Amanda Harvey, Kate Jones, Chris Smith, Michael Hii and Assad Butt.

Royal Alexandra Childrens Hospital, Brighton

Introduction:

Oral Sensory Sensitivity (OSS) leading to significant feeding issues is rare, but complex medical conditions and negative disease-based experiences can increase the risk. This can negatively impact on many areas including emotional and social development and growth. Severity can vary but use of feeding tubes may become necessary further exacerbating issues. Progress to a more normal intake can be slow and families are often frustrated with the impression of little or no progress over long periods of time. Our centre developed a short intensive intervention messy play course for children with significant OSS

Aim:

To evaluate the impact of an intensive intervention course using a detailed scoring system investigating 7 key areas.

Method: 

Children with recognised established OSS were identified through dietetic and Speech and Language therapist (SALT) caseloads. Parents were invited to attend a series of weekly sessions over a 6-week block. The programme developed had a progressive hierarchy structure with graded sensory experiences involving desensitisation to food. It followed typical sequential feeding development using a range of tastes and textures.

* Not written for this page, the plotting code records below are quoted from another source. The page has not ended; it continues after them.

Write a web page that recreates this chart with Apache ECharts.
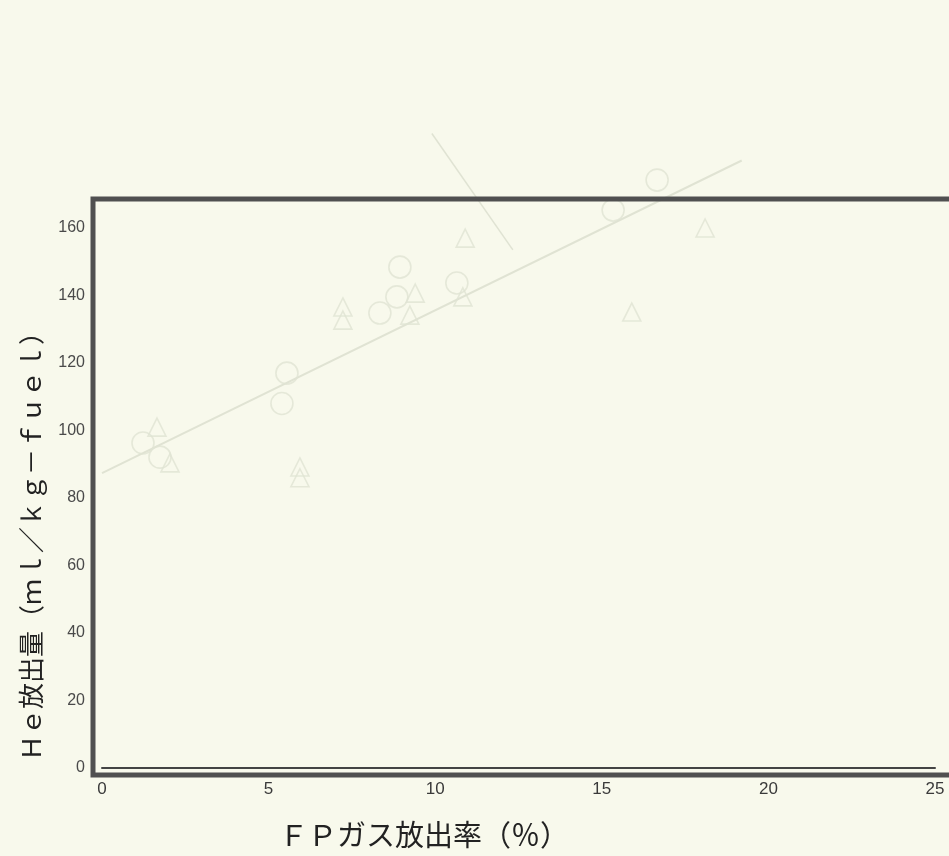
<!DOCTYPE html>
<html>
<head>
<meta charset="utf-8">
<script src="https://cdn.jsdelivr.net/npm/echarts@6/dist/echarts.min.js"></script>
<style>
  html, body { margin: 0; padding: 0; background: #f8f9ec; }
  #chart { width: 949px; height: 856px; }
</style>
</head>
<body>
<div id="chart"></div>
<script>
// Axis ranges and tick labels
const xTicks = [0, 5, 10, 15, 20, 25];
const yTicks = [0, 20, 40, 60, 80, 100, 120, 140, 160];

// Faint measurement points: [FP gas release (%), He release (ml/kg-fuel)]
const circlePoints = [
  [1.23, 96.3], [1.74, 92.1],
  [5.55, 117.0], [5.40, 108.0],
  [8.34, 134.8], [8.94, 148.4], [8.85, 139.6],
  [10.65, 143.7],
  [15.34, 165.3], [16.66, 174.2]
];
const trianglePoints = [
  [1.65, 101.0], [2.04, 90.4],
  [5.94, 89.2], [5.94, 86.0],
  [7.23, 136.6], [7.23, 132.7],
  [9.40, 140.7], [9.24, 134.2],
  [10.83, 139.6], [10.90, 157.0],
  [18.10, 160.0], [15.90, 135.1]
];
// Fitted trend line and pointer line
const fitLine = [[0, 87.4], [19.2, 180.0]];
const pointerLine = [[9.9, 188.0], [12.33, 153.5]];

const ghost = '#e0e3d3';
const chart = echarts.init(document.getElementById('chart'), null, { renderer: 'canvas' });

chart.setOption({
  backgroundColor: '#f8f9ec',
  animation: false,
  grid: { left: 102, right: 14, top: 228, bottom: 88, containLabel: false },
  xAxis: {
    type: 'value', min: 0, max: 25, interval: 5,
    axisLine: { show: true, onZero: false, lineStyle: { color: '#444', width: 2 } },
    axisTick: { show: false },
    splitLine: { show: false },
    axisLabel: {
      margin: 13, color: '#3a3a3a', fontSize: 17,
      fontFamily: '"Liberation Sans Narrow", "Liberation Sans", Arial, sans-serif',
      showMinLabel: true, showMaxLabel: true
    }
  },
  yAxis: {
    type: 'value', min: 0, max: 160, interval: 20,
    axisLine: { show: false },
    axisTick: { show: false },
    splitLine: { show: false },
    axisLabel: {
      margin: 17, color: '#4a4a4a', fontSize: 16,
      fontFamily: '"Liberation Sans", Arial, sans-serif'
    }
  },
  series: [
    {
      type: 'line', data: fitLine, clip: false, symbol: 'none', silent: true,
      lineStyle: { color: ghost, width: 2 }, z: 1
    },
    {
      type: 'line', data: pointerLine, clip: false, symbol: 'none', silent: true,
      lineStyle: { color: ghost, width: 1.5 }, z: 1
    },
    {
      type: 'scatter', data: circlePoints, clip: false, symbol: 'circle', symbolSize: 22,
      itemStyle: { color: 'rgba(0,0,0,0)', borderColor: ghost, borderWidth: 1.6 }, z: 2
    },
    {
      type: 'scatter', data: trianglePoints, clip: false, symbol: 'triangle', symbolSize: 18,
      itemStyle: { color: 'rgba(0,0,0,0)', borderColor: ghost, borderWidth: 1.6 }, z: 2
    }
  ],
  graphic: [
    {
      type: 'rect', z: 100, silent: true,
      shape: { x: 93, y: 199, width: 880, height: 576 },
      style: { fill: null, stroke: '#505050', lineWidth: 5 }
    },
    {
      type: 'text', z: 100, silent: true,
      x: 424, y: 835,
      style: {
        text: 'ＦＰガス放出率（％）', fill: '#222',
        font: '29px "Noto Sans CJK JP", sans-serif',
        align: 'center', verticalAlign: 'middle'
      }
    },
    {
      type: 'text', z: 100, silent: true,
      x: 31, y: 540, rotation: Math.PI / 2,
      style: {
        text: 'Ｈｅ放出量（ｍｌ／ｋｇ－ｆｕｅｌ）', fill: '#222',
        font: '26px "Noto Sans CJK JP", sans-serif',
        align: 'center', verticalAlign: 'middle'
      }
    }
  ]
});
</script>
</body>
</html>
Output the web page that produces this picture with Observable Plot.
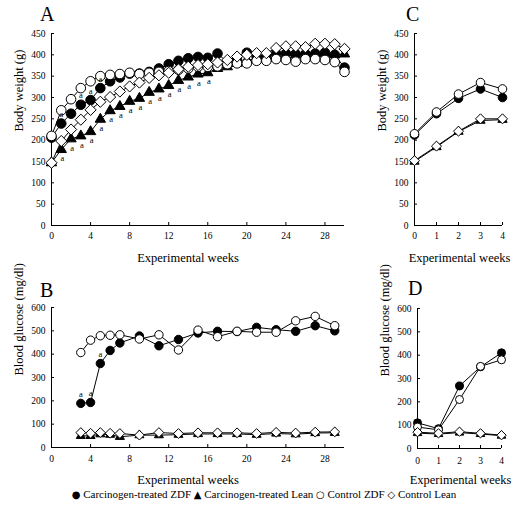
<!DOCTYPE html>
<html><head><meta charset="utf-8">
<script src="https://cdn.jsdelivr.net/npm/d3@7"></script>
<script src="https://cdn.jsdelivr.net/npm/@observablehq/plot@0.6"></script>
<style>
html,body{margin:0;padding:0;background:#fff;}
#wrap{position:relative;width:515px;height:507px;font-family:"Liberation Serif","Times New Roman",serif;overflow:hidden;background:#fff;}
#wrap svg{position:absolute;}
#wrap svg text{font-family:"Liberation Serif","Times New Roman",serif !important;}
#wrap svg g[aria-label^="x-axis"] text, #wrap svg g[aria-label^="y-axis"] text{font-size:9.5px !important;}
.letter{position:absolute;font-size:20px;line-height:1;color:#000;}
#legend{position:absolute;left:0;width:528px;top:488px;text-align:center;font-size:11px;color:#000;white-space:nowrap;}
#legend .s{font-family:"DejaVu Sans",sans-serif;font-size:10px;}
</style></head><body><div id="wrap"></div>
<script>
// ---------- Panel A: body weight, weeks 0-30 ----------
const weeksA = [0,1,2,3,4,5,6,7,8,9,10,11,12,13,14,15,16,17,18,19,20,21,22,23,24,25,26,27,28,29,30];
const bwCarZDF  = [206,239,262,283,294,322,338,347,356,356,360,368,378,386,392,395,393,403,383,388,405,396,396,403,403,402,402,403,405,400,370];
const bwCarLean = [147,178,203,210,220,249,269,279,291,298,312,320,328,340,348,355,358,368,372,380,388,390,392,395,398,400,400,402,403,400,402];
const bwCtlZDF  = [210,270,296,322,338,350,353,355,358,355,358,360,362,365,368,372,372,373,378,380,380,386,386,390,388,384,390,390,388,383,360];
const bwCtlLean = [147,198,225,248,271,290,301,314,326,335,346,352,358,366,372,376,378,382,388,396,400,404,404,416,420,420,418,426,426,425,414];
const sigA_CarLean = [1,2,3,4,5,6,7,8,9,10,11,12,13,14,15,16];
const sigA_CarZDF  = [1,3,4,5];

// ---------- Panel B: blood glucose, weeks 3-29 ----------
const weeksB = [3,4,5,6,7,9,11,13,15,17,19,21,23,25,27,29];
const bgCarZDF  = [189,193,360,416,448,478,436,463,491,498,497,515,505,498,522,500];
const bgCarLean = [50,50,57,55,46,53,53,55,58,58,58,55,60,57,62,63];
const bgCtlZDF  = [407,460,479,481,483,465,483,418,503,475,498,494,494,543,562,522];
const bgCtlLean = [64,61,64,61,60,53,64,60,63,63,63,60,65,62,66,67];
const sigB_CarZDF = [3,4,5];

// ---------- Panel C: body weight, weeks 0-4 ----------
const weeksC = [0,1,2,3,4];
const bwCCarZDF  = [212,262,298,320,300];
const bwCCarLean = [150,184,220,246,248];
const bwCCtlZDF  = [215,266,308,335,320];
const bwCCtlLean = [152,186,221,250,250];

// ---------- Panel D: blood glucose, weeks 0-4 ----------
const weeksD = [0,1,2,3,4];
const bgDCarZDF  = [110,85,268,350,410];
const bgDCarLean = [66,62,68,62,55];
const bgDCtlZDF  = [92,80,210,352,380];
const bgDCtlLean = [70,65,72,65,57];

// ---------- ticks & labels ----------
const ticksWeeksLong  = [0,4,8,12,16,20,24,28];
const ticksWeeksShort = [0,1,2,3,4];
const ticksWeight  = [0,50,100,150,200,250,300,350,400,450];
const ticksGlucose = [0,100,200,300,400,500,600];
const xTitle = "Experimental weeks";
const yTitleWeight = "Body weight (g)";
const yTitleGlucose = "Blood glucose (mg/dl)";
const seriesNames = ["Carcinogen-treated ZDF","Carcinogen-treated Lean","Control ZDF","Control Lean"];
const legendGlyphs = ["\u25CF","\u25B2","\u25CB","\u25C7"];
const panelLetters = ["A","B","C","D"];

const serif = "Liberation Serif, Times New Roman, serif";

// styles per series (order = draw order)
const styles = [
  {symbol:"circle",   fill:"black", k:1},
  {symbol:"triangle", fill:"black", k:0.8},
  {symbol:"circle",   fill:"white", k:1},
  {symbol:"diamond2", fill:"white", k:1.05}
];

function toRows(weeks, vals){ return weeks.map((w,i)=>({w, v: vals[i]})); }

function panel({box, frame, xDomain, yDomain, xTicks, yTicks, yTitle, series, r, sigs, xTitleDx, yTitleDy, xTickPad, xTitleDy}) {
  const marks = [];
  marks.push(Plot.ruleX([xDomain[0]], {stroke:"black", strokeWidth:1}));
  marks.push(Plot.ruleY([yDomain[0]], {stroke:"black", strokeWidth:1}));
  const rows = series.map(vals => toRows(series.weeks, vals));
  rows.forEach(d => marks.push(Plot.line(d, {x:"w", y:"v", stroke:"black", strokeWidth:1})));
  rows.forEach((d,i) => marks.push(Plot.dot(d, {x:"w", y:"v", symbol: styles[i].symbol, fill: styles[i].fill, stroke:"black", strokeWidth:1, r: r*styles[i].k})));
  (sigs||[]).forEach(s => {
    const d = rows[s.series].filter(p => s.weeks.includes(p.w));
    marks.push(Plot.text(d, {x:"w", y:"v", text: () => "a", dy: s.dy, dx: s.dx||0, fontSize: 8.5, fontFamily: serif}));
  });
  marks.push(Plot.text([xTitle], {frameAnchor:"bottom", text: d=>d, dy: xTitleDy, dx: xTitleDx, fontSize: 12.5, fontFamily: serif}));
  marks.push(Plot.text([yTitle], {frameAnchor:"left", text: d=>d, rotate:-90, dx: -33, dy: yTitleDy, fontSize: 12.5, fontFamily: serif}));
  const svg = Plot.plot({
    width: box.w, height: box.h,
    marginLeft: frame.x0 - box.left, marginRight: box.left + box.w - frame.x1,
    marginTop: frame.y0 - box.top, marginBottom: box.top + box.h - frame.y1,
    style: "font-size:9.5px;font-family:'Liberation Serif','Times New Roman',serif;background:transparent;overflow:visible;",
    x: {domain: xDomain, ticks: xTicks, tickSize: -3, tickPadding: xTickPad, label: null, tickFormat: d => String(d)},
    y: {domain: yDomain, ticks: yTicks, tickSize: -3, tickPadding: 9, label: null, tickFormat: d => String(d)},
    marks
  });
  svg.style.position = "absolute";
  svg.style.left = box.left + "px";
  svg.style.top = box.top + "px";
  return svg;
}

const wrap = document.getElementById("wrap");

const sA = [bwCarZDF, bwCarLean, bwCtlZDF, bwCtlLean]; sA.weeks = weeksA;
const sB = [bgCarZDF, bgCarLean, bgCtlZDF, bgCtlLean]; sB.weeks = weeksB;
const sC = [bwCCarZDF, bwCCarLean, bwCCtlZDF, bwCCtlLean]; sC.weeks = weeksC;
const sD = [bgDCarZDF, bgDCarLean, bgDCtlZDF, bgDCtlLean]; sD.weeks = weeksD;

wrap.appendChild(panel({
  box:{left:0, top:0, w:352, h:272}, frame:{x0:51, x1:344, y0:33, y1:225},
  xDomain:[0,30], yDomain:[0,450], xTicks:ticksWeeksLong, yTicks:ticksWeight,
  yTitle: yTitleWeight, series: sA, r: 4.8, xTitleDx:-10, yTitleDy:2, xTickPad:10, xTitleDy:36,
  sigs:[{series:1, weeks:sigA_CarLean, dy:9, dx:1},{series:0, weeks:sigA_CarZDF, dy:-9}]
}));
wrap.appendChild(panel({
  box:{left:0, top:275, w:352, h:225}, frame:{x0:51, x1:344, y0:307, y1:447},
  xDomain:[0,30], yDomain:[0,600], xTicks:ticksWeeksLong, yTicks:ticksGlucose,
  yTitle: yTitleGlucose, series: sB, r: 4.2, xTitleDx:-10, yTitleDy:-2, xTickPad:11, xTitleDy:36,
  sigs:[{series:0, weeks:sigB_CarZDF, dy:-9}]
}));
wrap.appendChild(panel({
  box:{left:360, top:0, w:155, h:272}, frame:{x0:414, x1:502, y0:33, y1:225},
  xDomain:[0,4], yDomain:[0,450], xTicks:ticksWeeksShort, yTicks:ticksWeight,
  yTitle: yTitleWeight, series: sC, r: 4.3, xTitleDx:1, yTitleDy:2, xTickPad:10, xTitleDy:36
}));
wrap.appendChild(panel({
  box:{left:360, top:275, w:155, h:225}, frame:{x0:417, x1:501, y0:308, y1:448},
  xDomain:[0,4], yDomain:[0,600], xTicks:ticksWeeksShort, yTicks:ticksGlucose,
  yTitle: yTitleGlucose, series: sD, r: 4.0, xTitleDx:1, yTitleDy:-2, xTickPad:12, xTitleDy:35
}));

// panel letters
const letterPos = [[40,4],[40,280],[406,4],[408,278]];
panelLetters.forEach((L,i) => {
  const d = document.createElement("div");
  d.className = "letter"; d.textContent = L;
  d.style.left = letterPos[i][0] + "px"; d.style.top = letterPos[i][1] + "px";
  wrap.appendChild(d);
});

// legend
const lg = document.createElement("div");
lg.id = "legend";
seriesNames.forEach((n,i) => {
  const s = document.createElement("span"); s.className = "s"; s.textContent = legendGlyphs[i];
  lg.appendChild(s);
  lg.appendChild(document.createTextNode(" " + n + (i < seriesNames.length-1 ? " " : "")));
});
wrap.appendChild(lg);
</script></body></html>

Parents completed a pre-course sensory sensitivity questionnaire covering 7 key categories (Food approach/Behaviours at meal, Food approach/Time, Range of foods, Sensory issues, Tactile/messy response, Ability to taste new foods, and Behavioural reaction to foods). Each of these categories had a scale score ranging from 1 (normal) to 5 (profound problems). On completion of the course, families repeated the questionnaire to identify any significant or subtle change in the 7 areas.

Results: 

Complete data was available for 7 children (4 male 3 female, age range: 3 years 3 months to 8 years 7 months) who completed the course. Pre-intervention results showed highest scoring (worse) areas of sensitivity as food approach behaviour, range of foods and behavioural reactions.

As a group, using the total score from each category, an overall improvement was only seen in 1 category (Food approach/time), no difference was seen in 4 and worse in 2. However, looking at the results individually, the range of changes within all the categories shows a more varied picture (Table1). Improvements were seen in tactile/messy response, food approach/time and ability to taste new foods. A negative impact was seen in behavioural reaction to foods (worse score in 4/7 children). On an individual level, every child showed at least 1 improvement in 1 category.

Discussion: 

Improvements in children with long established OSS will often be slow and subtle. However, our short-term intervention showed a positive impact on at least two areas of behaviour and identified areas in which the interventions were unhelpful. Worsening scores could be explained by the potential negative experience of the intervention, which is likely challenging for such a group. We speculate that longer term, regular interventions would likely yield better outcomes.

Conclusion: 

Detailed intervention outcome questionnaires are a useful tool to identify small, subtle but important positive steps for the child, family and health professional in OSS. Information yielded can help tailor future interventions according to individual patient responses in this challenging group of children.